Acho que todos eles vão mandar seus currículos para a Satancorp, mas vão se decepcionar, pois a empresa só está dando emprego a hackers. No anúncio que Nicholas D. Satan publicou na Gazeta Celestial para recrutar anjos caídos, está escrito: “Histórico empregatício ruim e ficha criminal são recomendáveis, mas experiência anterior nenhuma é necessária”.

Parece que Satanás gosta do nome “em vão” e de mídia – as páginas policiais, as mais lidas dos jornais, são todas de feitorias dele.
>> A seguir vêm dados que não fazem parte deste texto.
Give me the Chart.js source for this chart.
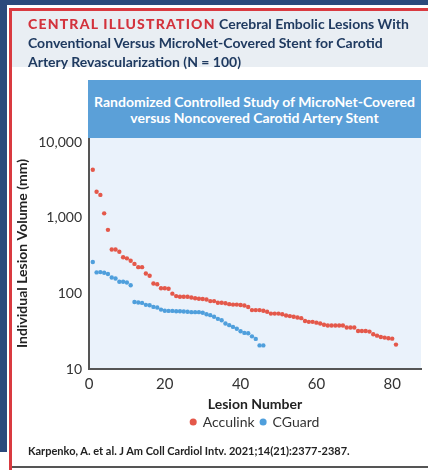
<!DOCTYPE html>
<html>
<head>
<meta charset="utf-8">
<script src="https://cdn.jsdelivr.net/npm/chart.js@4.4.0/dist/chart.umd.min.js"></script>
<style>
  html, body { margin: 0; padding: 0; background: #fff; }
  body { width: 428px; height: 470px; position: relative; overflow: hidden; font-family: Lato, sans-serif; }
  .frame-top { position: absolute; left: 0; top: 0; width: 428px; height: 5px; background: #2c4a7c; }
  .frame-left { position: absolute; left: 0; top: 0; width: 7px; height: 452px; background: #2c4a7c; }
  .red-top { position: absolute; left: 9px; top: 8px; width: 419px; height: 3px; background: #d93a40; }
  .red-left { position: absolute; left: 9px; top: 8px; width: 3px; height: 462px; background: #d93a40; }
  .bottom-line { position: absolute; left: 12px; top: 466px; width: 416px; height: 2px; background: #555; }
  .header { position: absolute; left: 12px; top: 11px; width: 416px; height: 56px; background: #e9eef3; }
  .header-text { position: absolute; left: 28px; top: 14px; font-size: 14px; line-height: 19px; font-weight: 700; color: #1f3a60; }
  .header-text .tag { color: #d3323c; font-weight: 900; letter-spacing: 1.2px; }
  .banner { position: absolute; left: 88px; top: 80px; width: 333px; height: 58px; background: #5ba0d8;
            color: #fff; font-weight: 700; font-size: 14px; line-height: 16px; text-align: center; box-sizing: border-box; padding-top: 14px; }
  .cite { position: absolute; left: 28px; top: 444px; font-size: 11px; font-weight: 700; color: #222; }
  canvas { position: absolute; left: 0; top: 0; }
</style>
</head>
<body>
<div class="frame-top"></div>
<div class="frame-left"></div>
<div class="red-top"></div>
<div class="red-left"></div>
<div class="bottom-line"></div>
<div class="header"></div>
<canvas id="lesion-chart" width="428" height="470"></canvas>
<div class="header-text"><span class="tag">CENTRAL ILLUSTRATION</span> Cerebral Embolic Lesions With<br>Conventional Versus MicroNet-Covered Stent for Carotid<br>Artery Revascularization (N = 100)</div>
<div class="banner">Randomized Controlled Study of MicroNet-Covered<br>versus Noncovered Carotid Artery Stent</div>
<div class="cite">Karpenko, A. et al. J Am Coll Cardiol Intv. 2021;14(21):2377-2387.</div>
<script>
// lesion volumes, sorted per lesion number (1..n)
var acculinkVolume = [4300, 2200, 2000, 1140, 690, 380, 380, 355, 300, 290,
    270, 245, 222, 222, 183, 171, 135, 132, 117, 117,
    115, 99, 92, 90, 90, 90, 88, 86, 85, 84,
    83, 79, 79, 75, 75, 74, 72, 71, 71, 70,
    69, 66, 60, 60, 60, 59, 57, 54, 54, 54,
    53, 51, 50, 49, 48, 47, 43, 42, 42, 41,
    40, 38.5, 37.5, 37.5, 37.5, 37.5, 37.5, 35.3, 35.3, 35.3,
    31.8, 31.8, 31.8, 31.2, 28.8, 27.6, 26.5, 26, 25.5, 25.2, 21];
var cguardVolume = [260, 189, 191, 187, 180, 162, 157, 142, 142, 139,
    128, 77, 75.5, 74.8, 70.4, 69.7, 66.2, 64.9, 61, 59,
    58.6, 58.6, 58, 58, 57.5, 57, 56.4, 56.4, 56.4, 55.3,
    53, 51.5, 49, 46, 44, 40, 38, 36, 34, 31.6,
    30, 29.7, 27, 25, 20.5, 20.5];
var xTickValues = [0, 20, 40, 60, 80];
var yTickValues = [10, 100, 1000, 10000];

function toPoints(values) {
    return values.map(function(v, i) { return { x: i + 1, y: v }; });
}

var plotBackground = {
    id: 'plotBackground',
    beforeDraw: function(chart) {
        var a = chart.chartArea;
        var ctx = chart.ctx;
        ctx.save();
        ctx.fillStyle = '#eaf2fb';
        ctx.fillRect(a.left, a.top, a.right - a.left, a.bottom - a.top);
        ctx.restore();
    }
};

new Chart(document.getElementById('lesion-chart'), {
    type: 'scatter',
    data: {
        datasets: [{
            label: 'Acculink',
            data: toPoints(acculinkVolume),
            backgroundColor: '#e4584a',
            borderWidth: 0,
            pointRadius: 2.2
        }, {
            label: 'CGuard',
            data: toPoints(cguardVolume),
            backgroundColor: '#4f9fdc',
            borderWidth: 0,
            pointRadius: 2.2
        }]
    },
    options: {
        responsive: false,
        animation: false,
        layout: { padding: { left: 10, right: 7, top: 138, bottom: 31 } },
        plugins: {
            legend: {
                position: 'bottom',
                fullSize: false,
                labels: {
                    usePointStyle: true,
                    pointStyle: 'circle',
                    boxWidth: 5,
                    boxHeight: 5,
                    padding: 6,
                    color: '#333',
                    font: { family: 'Lato', size: 14 }
                }
            },
            tooltip: { enabled: false }
        },
        scales: {
            x: {
                type: 'linear',
                min: 0,
                max: 87.6,
                afterBuildTicks: function(s) { s.ticks = xTickValues.map(function(v) { return { value: v }; }); },
                afterFit: function(s) { s.height = 40; },
                grid: { display: false, drawTicks: false },
                border: { display: true, color: '#555', width: 2 },
                ticks: { color: '#333', padding: 6, font: { family: 'Lato', size: 15 } },
                title: { display: true, text: 'Lesion Number', color: '#222', padding: { top: 0, bottom: -4 },
                         font: { family: 'Lato', size: 14, weight: 'bold' } }
            },
            y: {
                type: 'logarithmic',
                min: 10,
                max: 11300,
                afterBuildTicks: function(s) { s.ticks = yTickValues.map(function(v) { return { value: v }; }); },
                afterFit: function(s) { s.width = 79; },
                grid: { display: false, drawTicks: false },
                border: { display: true, color: '#555', width: 2 },
                ticks: {
                    color: '#333', padding: 7, font: { family: 'Lato', size: 14 },
                    callback: function(v) { return v.toLocaleString('en-US'); }
                },
                title: { display: true, text: 'Individual Lesion Volume (mm)', color: '#222', padding: { top: 4, bottom: 4 },
                         font: { family: 'Lato', size: 14, weight: 'bold' } }
            }
        }
    },
    plugins: [plotBackground]
});
</script>
</body>
</html>
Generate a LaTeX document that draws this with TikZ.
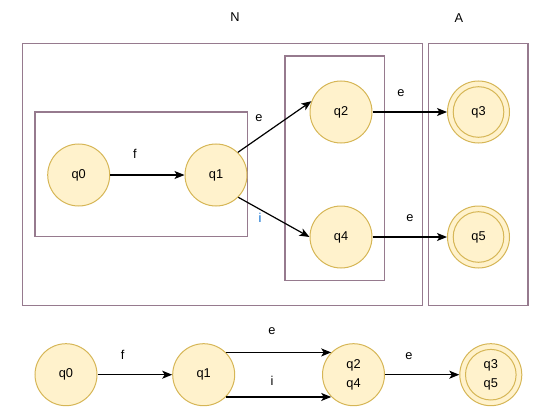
\documentclass[tikz,border=0pt]{standalone}
\usepackage{fontspec}
\setmainfont{Liberation Sans}
\usetikzlibrary{arrows.meta}
\definecolor{boxc}{RGB}{150,122,142}
\definecolor{sfill}{HTML}{FFF2CC}
\definecolor{sline}{HTML}{D6B656}
\definecolor{ilbl}{HTML}{0066CC}
\begin{document}
\begin{tikzpicture}[x=1pt,y=-1pt,
  state/.style={circle,minimum size=62pt,inner sep=0pt,fill=sfill,draw=sline,line width=1pt,font=\fontsize{12.8}{19}\selectfont,align=center},
  ring/.style={draw=sline,line width=1pt},
  grp/.style={draw=boxc,line width=1.2pt},
  lbl/.style={font=\fontsize{12.8}{14}\selectfont,inner sep=0pt},
  arr/.style={line width=1.2pt,-{Stealth[length=10pt,width=8pt,inset=2.5pt]}}]
\useasboundingbox (0,0) rectangle (552,420);
% groups
\draw[grp] (22.5,43.5) rectangle (422.5,305.5);
\draw[grp] (428.5,43.5) rectangle (528,305.5);
\draw[grp] (35,112) rectangle (247.5,236.8);
\draw[grp] (285,56) rectangle (384.5,280.5);
\node[lbl] (lN) at (235,17.5) {N};
\node[lbl] (lA) at (459,18) {A};
% top automaton
\node[state] (q0) at (78.7,175) {q0};
\node[state] (q1) at (216,175) {q1};
\node[state] (q2) at (341,112) {q2};
\node[state] (q4) at (341,237) {q4};
\node[state] (q3) at (478.5,112) {q3};
\node[state] (q5) at (478.5,237) {q5};
\draw[ring] (q3) circle[radius=25.3pt];
\draw[ring] (q5) circle[radius=25.3pt];
\node[lbl] (f1) at (135,153.5) {f};
\node[lbl] (e1) at (259,118) {e};
\node[lbl,text=ilbl] (i1) at (260,217.5) {i};
\node[lbl] (e2) at (401,93) {e};
\node[lbl] (e3) at (410,218) {e};
\draw[arr] (q0) -- (q1);
\draw[arr] (q1.46) -- (q2.160);
\draw[arr] (q1.-45) -- (q4.west);
\draw[arr] (q2) -- (q3);
\draw[arr] (q4) -- (q5);
% bottom automaton
\node[state] (b0) at (66,374.7) {q0};
\node[state] (b1) at (203.7,374.7) {q1};
\node[state] (b24) at (353.5,374.7) {q2\\q4};
\node[state] (b35) at (490.8,374.7) {q3\\q5};
\draw[ring] (b35) circle[radius=25.3pt];
\node[lbl] (f2) at (122.7,355) {f};
\node[lbl] (e4) at (272,330.7) {e};
\node[lbl] (i2) at (272,380.7) {i};
\node[lbl] (e5) at (409,355.7) {e};
\draw[arr] (b0) -- (b1);
\draw[arr] (b1.45) -- (b24.135);
\draw[arr] (b1.-45) -- (b24.-135);
\draw[arr] (b24) -- (b35);
\end{tikzpicture}
\end{document}
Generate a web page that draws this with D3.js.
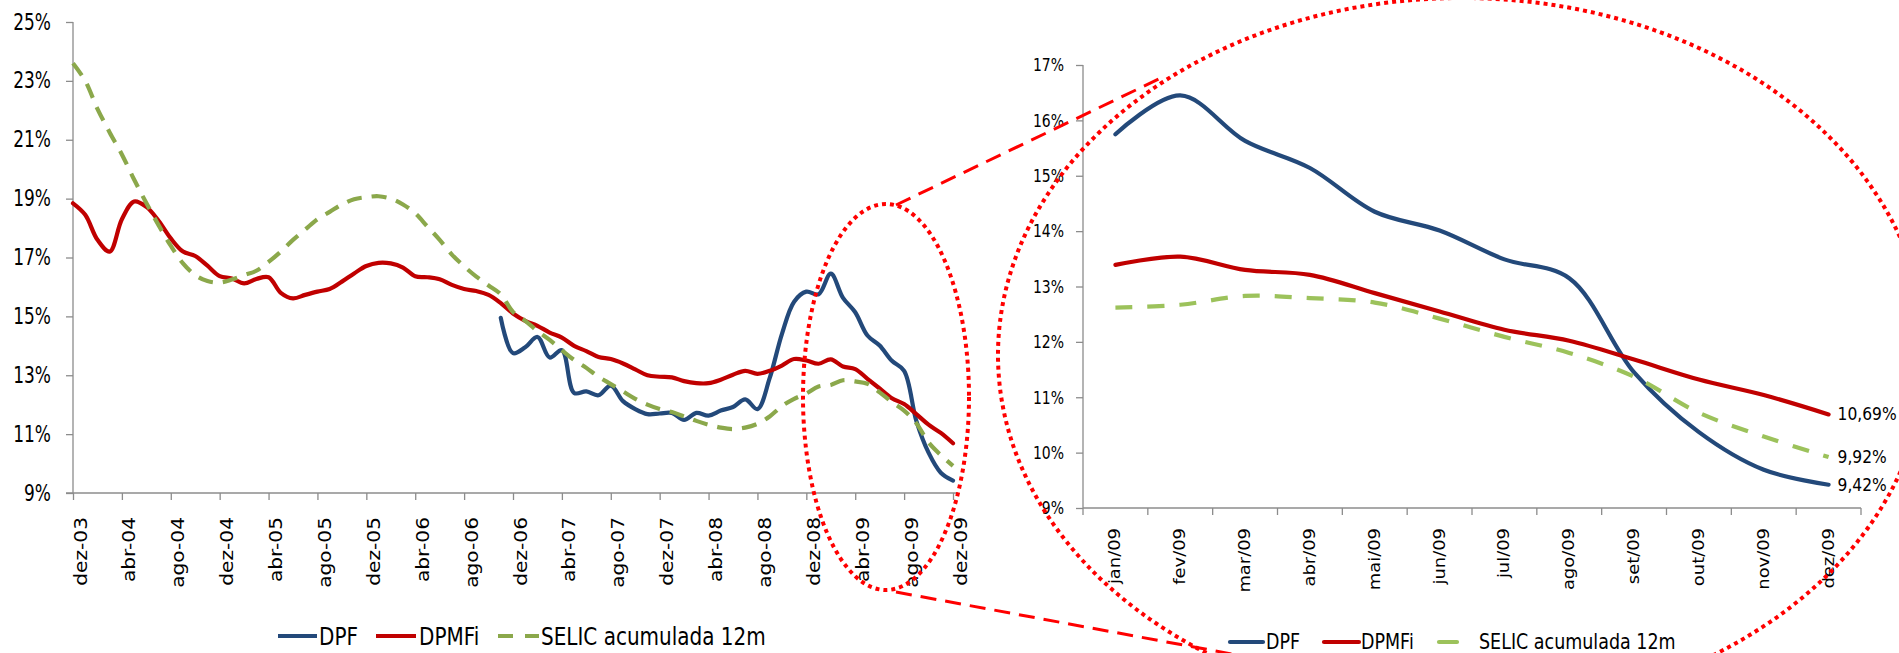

Sendo assim, ele deve estar muito feliz com a publicação e o grande sucesso do Honoráveis Bandidos – Um retrato do Brasil na era Sarney, com revelações diabólicas sobre a família que se enriqueceu a custo de muita corrupção?

A família Sarney tem vários contratos com a Satancorp (por exemplo a Lunus, empresa da Roseanta Sarney e do marido dela, é uma das subsidiárias da Satancorp no Brasil, juntamente com a extinta Sudam, a Igreja Universal do Reino de Deus, e inúmeras outras). Foi graças à ajuda de Mr. Satan que o Sarney conseguiu transformar o Maranhão num quintal dele e boa parte do Brasil num feudo seu e da sua família. Mas o problema do corrupto no país da impunidade é o mesmo do bêbado que toma conta do bar: não consegue parar. O Sarney ficou tão deslumbrado que começou a fazer conchavos, cambalachos e negociatas sujas, do tipo que ele fez a vida toda, a fim de subornar tantos acionistas da Satancorp quantos fossem necessários para elegê-lo o novo CEO do grupo, que passaria a se chamar Sarneycorp. A cartada final para conseguir isso seria a eleição da filha dele, Roseanta Sarney, à Presidência da República em 2002. É claro que o Satan não gostou nem um pouco, e resolveu dar uma lição no seu arrogante sócio minoritário, soprando no ouvido do José Serra o esquema fraudulento da Lunus. O resto todo mundo sabe, e está no livro do Palmério: a Polícia Federal apareceu lá, descobriu aquela dinheirama toda, e o sonho da Roseanta presidente do Brasil foi para o ralo. Mas o Sarney já fez as pazes com seu benfeitor, que mexeu os pauzinhos para evitar que fosse afastado da Presidência do Senado. São, no fundo, como irmãos.